I've been attending Emerson UU Church for nearly 20 years, which is a pretty good track record for a Jew. Because I married a Congregationalist, when we had children we looked for a denomination and congregation where we could both feel comfortable. I've been a very active member -- taught Sunday School for nine years, served as chair of the Social Action Committee for three, chaired CROP Walk for six or seven years and counting (evidently I'm the Papa Doc of CROP Walk), and I'm currently on the Board of Trustees. My husband has been in the church maybe a dozen times. Apparently our comfort levels are as variable as a Sleep Number bed.
One of the reasons I love Emerson is that it's home to some of the finest women you could ever imagine. Having lost my mother at an early age, I've spent a lot of my life looking for a substitute mom, and at church I've found plenty.
Among them is a peach direct from Georgia.
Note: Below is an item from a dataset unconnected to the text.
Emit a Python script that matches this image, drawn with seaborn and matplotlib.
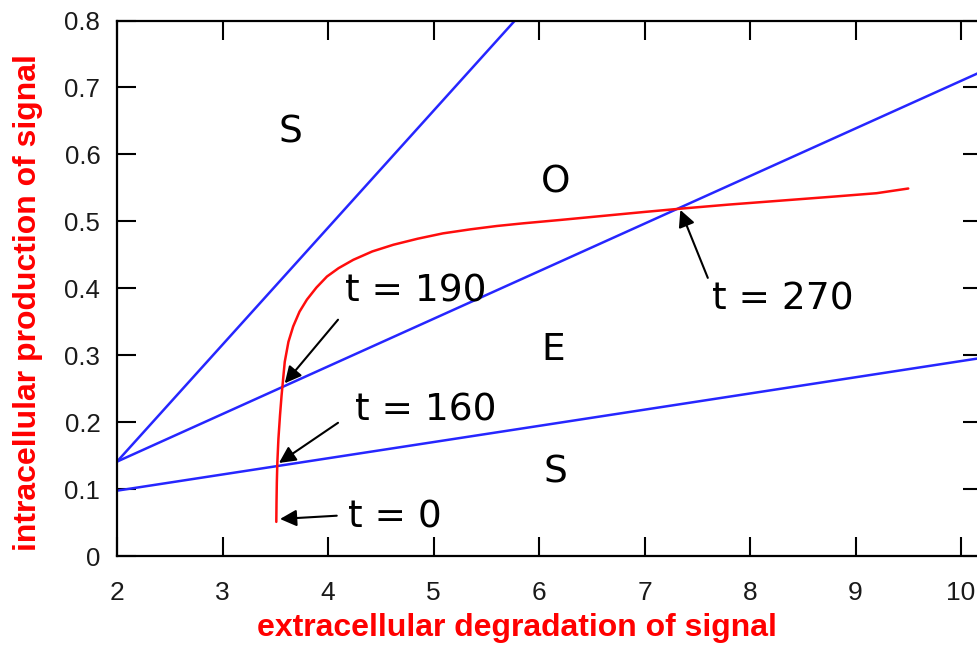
import numpy as np
import pandas as pd
import matplotlib
matplotlib.use("Agg")
import matplotlib.pyplot as plt
import seaborn as sns

# Boundary lines (x range and end values)
line_x = [2.0, 10.2]
steep_line = [0.141, 0.141 + 0.1747 * 8.2]
middle_line = [0.141, 0.141 + 0.0711 * 8.2]
lower_line = [0.0976, 0.0976 + 0.0242 * 8.2]

# Trajectory of the system
traj_x = [3.51, 3.512, 3.515, 3.52, 3.53, 3.545, 3.56, 3.59, 3.625, 3.67, 3.73,
          3.8, 3.89, 3.99, 4.1, 4.24, 4.42, 4.62, 4.85, 5.09, 5.35, 5.6, 5.85,
          6.2, 6.6, 7.0, 7.35, 7.8, 8.3, 8.8, 9.2, 9.5]
traj_y = [0.051, 0.08, 0.11, 0.14, 0.175, 0.21, 0.24, 0.29, 0.32, 0.343, 0.365,
          0.383, 0.401, 0.4175, 0.43, 0.4425, 0.455, 0.465, 0.474, 0.482, 0.488,
          0.493, 0.497, 0.502, 0.508, 0.514, 0.519, 0.525, 0.531, 0.537, 0.542,
          0.549]

# Region labels
region_text = ["S", "O", "E", "S"]
region_x = [3.64, 6.16, 6.13, 6.16]
region_y = [0.632, 0.558, 0.308, 0.124]

# Time annotations: label, text position, arrow tail, arrow tip
time_text = ["t = 0", "t = 160", "t = 190", "t = 270"]
time_text_xy = [(4.19, 0.058), (4.256, 0.218), (4.16, 0.395), (7.64, 0.383)]
time_tail_xy = [(4.083, 0.0602), (4.095, 0.199), (4.095, 0.353), (7.60, 0.4155)]
time_tip_xy = [(3.545, 0.0553), (3.535, 0.139), (3.59, 0.258), (7.34, 0.517)]

x_ticks = [2, 3, 4, 5, 6, 7, 8, 9, 10]
y_ticks = [0, 0.1, 0.2, 0.3, 0.4, 0.5, 0.6, 0.7, 0.8]
y_tick_labels = ["0", "0.1", "0.2", "0.3", "0.4", "0.5", "0.6", "0.7", "0.8"]

sns.set_style("ticks")
plt.rcParams["font.family"] = ["DejaVu Sans"]

fig = plt.figure(figsize=(9.78, 6.46), dpi=100)
ax = fig.add_axes([117 / 978, 90 / 646, 865 / 978, 535.5 / 646])

blue = "#2626ff"
lines_df = pd.DataFrame({
    "x": line_x * 3,
    "y": steep_line + middle_line + lower_line,
    "which": ["steep"] * 2 + ["middle"] * 2 + ["lower"] * 2,
})
sns.lineplot(data=lines_df, x="x", y="y", units="which", estimator=None,
             color=blue, lw=1.8, ax=ax)
traj_df = pd.DataFrame({"x": traj_x, "y": traj_y})
sns.lineplot(data=traj_df, x="x", y="y", sort=False, color="#ff0d0d", lw=1.8, ax=ax)

for txt, x, y in zip(region_text, region_x, region_y):
    ax.text(x, y, txt, fontsize=27, ha="center", va="center", color="black")

for txt, txy, tail, tip in zip(time_text, time_text_xy, time_tail_xy, time_tip_xy):
    ax.annotate("", xy=tip, xytext=tail,
                arrowprops=dict(arrowstyle="-|>", color="black", lw=1.5,
                                mutation_scale=25, shrinkA=0, shrinkB=0))
    ax.text(txy[0], txy[1], txt, fontsize=27, ha="left", va="center", color="black")

ax.set_xlim(2, 2 + 865 / 105.5)
ax.set_ylim(0, 0.8)
ax.set_xticks(x_ticks)
ax.set_yticks(y_ticks)
ax.set_yticklabels(y_tick_labels)
ax.set_xlabel("")
ax.set_ylabel("")
ax.tick_params(direction="in", length=14, width=1.5, top=True, right=True,
               colors="black")
ax.tick_params(axis="y", pad=12, labelsize=18.5)
ax.tick_params(axis="x", pad=18, labelsize=19)
for lab in ax.get_xticklabels() + ax.get_yticklabels():
    lab.set_fontfamily("Liberation Sans")
    lab.set_color("#1a1a1a")
for sp in ax.spines.values():
    sp.set_linewidth(1.6)
    sp.set_color("black")
    sp.set_visible(True)

fig.text(517 / 978, 1 - 636 / 646, "extracellular degradation of signal",
         color="red", fontsize=23, fontweight="bold", family="Liberation Sans",
         ha="center", va="baseline")
fig.text(28 / 978, 1 - 303 / 646, "intracellular production of signal",
         color="red", fontsize=23, fontweight="bold", family="Liberation Sans",
         ha="center", va="center", rotation=90)

fig.savefig("out.png", dpi=100)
She's the only person I know whose drawl draws out my son's one-syllable name as if it had 12 instead.
This old gal, as she would refer to herself, was determined to get a tattoo when she turned 70. She wanted a gingko leaf, the symbol of memory. The funny thing is, the last time we talked about it, she couldn't remember what the leaf was called.
One time when we were discussing religion, she told me that her concept of G-d is as a large African-American woman who gives you a slap upside your head then draws you to her ample bosom and says, "You'll do better next time, baby." I kind of love that image.
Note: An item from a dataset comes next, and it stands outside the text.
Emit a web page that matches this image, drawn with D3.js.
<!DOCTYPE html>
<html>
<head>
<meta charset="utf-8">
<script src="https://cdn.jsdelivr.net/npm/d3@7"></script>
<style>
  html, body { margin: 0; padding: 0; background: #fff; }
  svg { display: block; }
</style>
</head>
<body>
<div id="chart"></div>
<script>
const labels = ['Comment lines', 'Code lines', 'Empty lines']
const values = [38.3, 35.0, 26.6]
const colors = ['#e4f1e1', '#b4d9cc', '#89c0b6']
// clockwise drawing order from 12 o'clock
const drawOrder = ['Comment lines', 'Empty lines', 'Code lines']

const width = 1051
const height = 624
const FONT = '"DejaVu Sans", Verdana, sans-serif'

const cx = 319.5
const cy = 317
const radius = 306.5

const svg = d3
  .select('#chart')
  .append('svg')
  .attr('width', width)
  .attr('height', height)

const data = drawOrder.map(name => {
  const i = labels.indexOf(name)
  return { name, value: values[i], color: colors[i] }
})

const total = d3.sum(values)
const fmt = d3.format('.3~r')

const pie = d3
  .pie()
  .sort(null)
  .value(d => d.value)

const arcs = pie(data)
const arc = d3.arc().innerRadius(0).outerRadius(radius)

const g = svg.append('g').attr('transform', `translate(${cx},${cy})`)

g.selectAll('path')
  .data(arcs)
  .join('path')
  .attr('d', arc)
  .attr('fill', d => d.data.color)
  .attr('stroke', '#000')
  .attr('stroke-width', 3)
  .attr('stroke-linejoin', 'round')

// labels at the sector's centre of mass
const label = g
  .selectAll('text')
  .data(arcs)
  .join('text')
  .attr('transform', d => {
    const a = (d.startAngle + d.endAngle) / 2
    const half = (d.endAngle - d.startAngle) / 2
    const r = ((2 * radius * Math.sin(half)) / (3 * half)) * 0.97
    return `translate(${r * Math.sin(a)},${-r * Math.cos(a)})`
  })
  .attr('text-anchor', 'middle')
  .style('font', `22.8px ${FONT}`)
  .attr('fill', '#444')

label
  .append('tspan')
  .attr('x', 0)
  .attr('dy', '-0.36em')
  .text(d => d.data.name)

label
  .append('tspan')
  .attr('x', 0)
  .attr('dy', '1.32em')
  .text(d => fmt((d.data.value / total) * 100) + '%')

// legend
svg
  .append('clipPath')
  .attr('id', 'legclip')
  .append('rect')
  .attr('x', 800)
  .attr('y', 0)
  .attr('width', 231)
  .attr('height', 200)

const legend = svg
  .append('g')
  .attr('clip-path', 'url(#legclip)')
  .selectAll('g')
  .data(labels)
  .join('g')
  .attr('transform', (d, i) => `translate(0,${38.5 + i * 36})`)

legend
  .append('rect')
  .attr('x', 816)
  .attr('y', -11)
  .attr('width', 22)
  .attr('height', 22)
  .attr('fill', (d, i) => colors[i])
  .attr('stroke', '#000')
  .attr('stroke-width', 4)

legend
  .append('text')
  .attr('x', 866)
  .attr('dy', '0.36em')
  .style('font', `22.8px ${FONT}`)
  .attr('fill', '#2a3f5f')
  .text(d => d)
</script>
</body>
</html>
She occasionally holds court at a Wednesday morning sewing group that meets at church, where she keeps us in stitches with her stories. One time, she declared that what bothered her most about today's young girls is that they don't iron. A multitude of sewing sins can be repaired by ironing, she said.
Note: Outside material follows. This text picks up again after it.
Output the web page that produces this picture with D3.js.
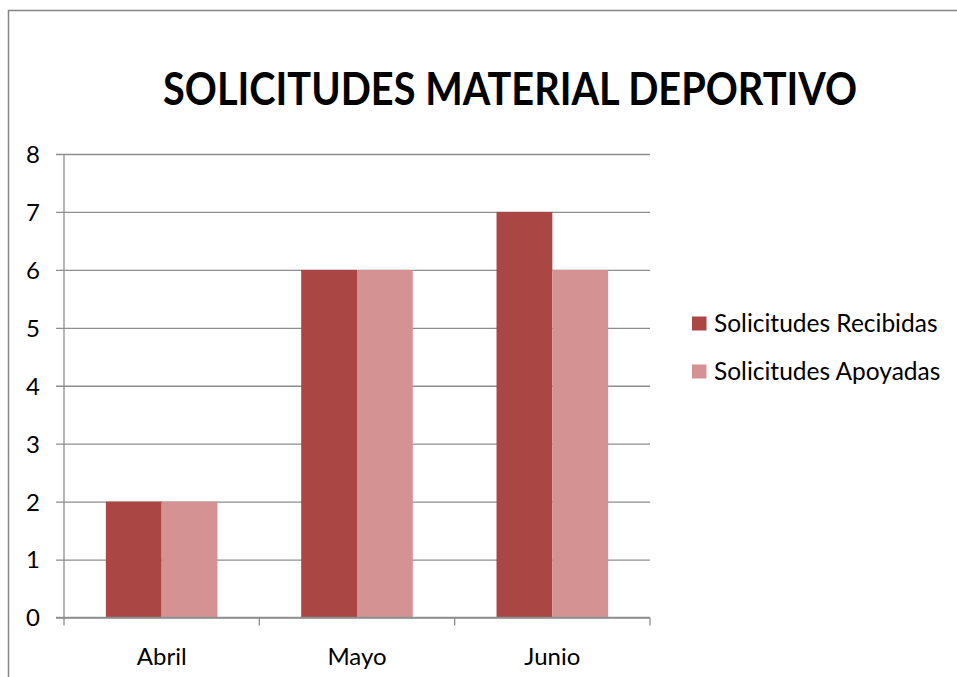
<!DOCTYPE html>
<html>
<head>
<meta charset="utf-8">
<script src="https://cdn.jsdelivr.net/npm/d3@7"></script>
<style>
  body { margin: 0; background: #fff; }
  text { font-family: Lato, "Open Sans", sans-serif; fill: #000; }
</style>
</head>
<body>
<script>
// data
var months = ['Abril', 'Mayo', 'Junio'];
var seriesNames = ['Solicitudes Recibidas', 'Solicitudes Apoyadas'];
var recibidas = [2, 6, 7];
var apoyadas = [2, 6, 6];
var yTicks = [0, 1, 2, 3, 4, 5, 6, 7, 8];
var colors = ['#AA4643', '#D49392'];

var W = 957, H = 677;
var plot = {left: 64, right: 650, top: 154, bottom: 617.5};

var svg = d3.select('body').append('svg')
  .attr('width', W).attr('height', H);

// outer chart border
svg.append('rect')
  .attr('x', 8.5).attr('y', 10.5)
  .attr('width', W + 20).attr('height', H + 20)
  .attr('fill', 'none').attr('stroke', '#868686').attr('stroke-width', 1.5);

// title
svg.append('text')
  .attr('x', 510).attr('y', 105)
  .attr('text-anchor', 'middle')
  .style('font-weight', 'bold').style('font-size', '46px')
  .attr('textLength', 694).attr('lengthAdjust', 'spacingAndGlyphs')
  .text('SOLICITUDES MATERIAL DEPORTIVO');

// scales
var xScale = d3.scaleBand().domain(months)
  .range([plot.left, plot.right]);
var yScale = d3.scaleLinear().domain([0, 8])
  .range([plot.bottom, plot.top]);
var inner = d3.scaleBand().domain(seriesNames)
  .range([0, xScale.bandwidth()]).paddingOuter(0.75).paddingInner(0);

// gridlines + y axis
var yAxis = d3.axisLeft(yScale).tickValues(yTicks)
  .tickSize(-(plot.right - plot.left)).tickPadding(24)
  .tickFormat(d3.format('d'));
var yG = svg.append('g').attr('transform', 'translate(' + plot.left + ',0)').call(yAxis);
yG.select('.domain').remove();
yG.selectAll('.tick line').attr('x1', -8).attr('stroke', '#8e8e8e').attr('stroke-width', 1.3);
yG.selectAll('.tick text').style('font-size', '24px').attr('dy', '0.35em');

// bars
var series = [recibidas, apoyadas];
series.forEach(function(vals, si){
  svg.selectAll('rect.s' + si).data(vals).enter()
    .append('rect').attr('class', 's' + si)
    .attr('x', function(d, i){ return xScale(months[i]) + inner(seriesNames[si]); })
    .attr('width', inner.bandwidth())
    .attr('y', function(d){ return yScale(d); })
    .attr('height', function(d){ return yScale(0) - yScale(d); })
    .attr('fill', colors[si]);
});

// y axis line
svg.append('line')
  .attr('x1', plot.left).attr('x2', plot.left)
  .attr('y1', plot.top).attr('y2', plot.bottom)
  .attr('stroke', '#8e8e8e').attr('stroke-width', 1.3);

// x axis
var xAxisG = svg.append('g');
xAxisG.append('line')
  .attr('x1', plot.left - 8).attr('x2', plot.right)
  .attr('y1', plot.bottom).attr('y2', plot.bottom)
  .attr('stroke', '#8e8e8e').attr('stroke-width', 1.3);
var edges = months.map(function(m){ return xScale(m); }).concat([plot.right]);
xAxisG.selectAll('line.tk').data(edges).enter()
  .append('line').attr('class', 'tk')
  .attr('x1', function(d){ return d; }).attr('x2', function(d){ return d; })
  .attr('y1', plot.bottom).attr('y2', plot.bottom + 8)
  .attr('stroke', '#8e8e8e').attr('stroke-width', 1.3);
xAxisG.selectAll('text').data(months).enter()
  .append('text')
  .attr('x', function(d){ return xScale(d) + xScale.bandwidth() / 2; })
  .attr('y', 665)
  .attr('text-anchor', 'middle').style('font-size', '24px')
  .text(function(d){ return d; });

// legend
var leg = svg.selectAll('g.leg').data(seriesNames).enter()
  .append('g').attr('class', 'leg')
  .attr('transform', function(d, i){ return 'translate(692,' + (316.5 + i * 48) + ')'; });
leg.append('rect').attr('width', 14.5).attr('height', 14)
  .attr('fill', function(d, i){ return colors[i]; });
leg.append('text').attr('x', 22).attr('y', 15.5)
  .style('font-size', '24.5px')
  .text(function(d){ return d; });
</script>
</body>
</html>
I like to iron. It's soothing to me, Zen-like. I remember having a little non-electic pink toy iron with a pigtail cord and pint-size ironing board that I would set up next to my mom's old, wooden ironing board, and we'd iron together while watching Concentration. I was in charge of the towels, and I'm sure I did a fine job.
Today, I've been ironing a lot, working on the bed sized Kona and batik quilt I've been commissioned to make. Each time I add a strip, I carefully press it. It's the way quilt-sewing should be done, but sometimes I'm in a hurry and don't iron until a block is completed. I can tell already that the precision will pay off. (Ironically, the future quilt owner actually likes a slightly wonky look, which is almost guaranteed to some extent in a handmade item, but my care will restrain that. She's paying for it, she gets my best work.) I took a few sneak peek pictures that I'll post later.
The support for the quilts for Freedom Place continues to overwhelm me. I believe I have seven sponsors, which should translate to more than seven quilts. I met my longarm quilter today as she was finishing up with her sewing group, and several members said they would help with the quilting. I think G-d -- whatever He or She looks like -- is smiling on this project.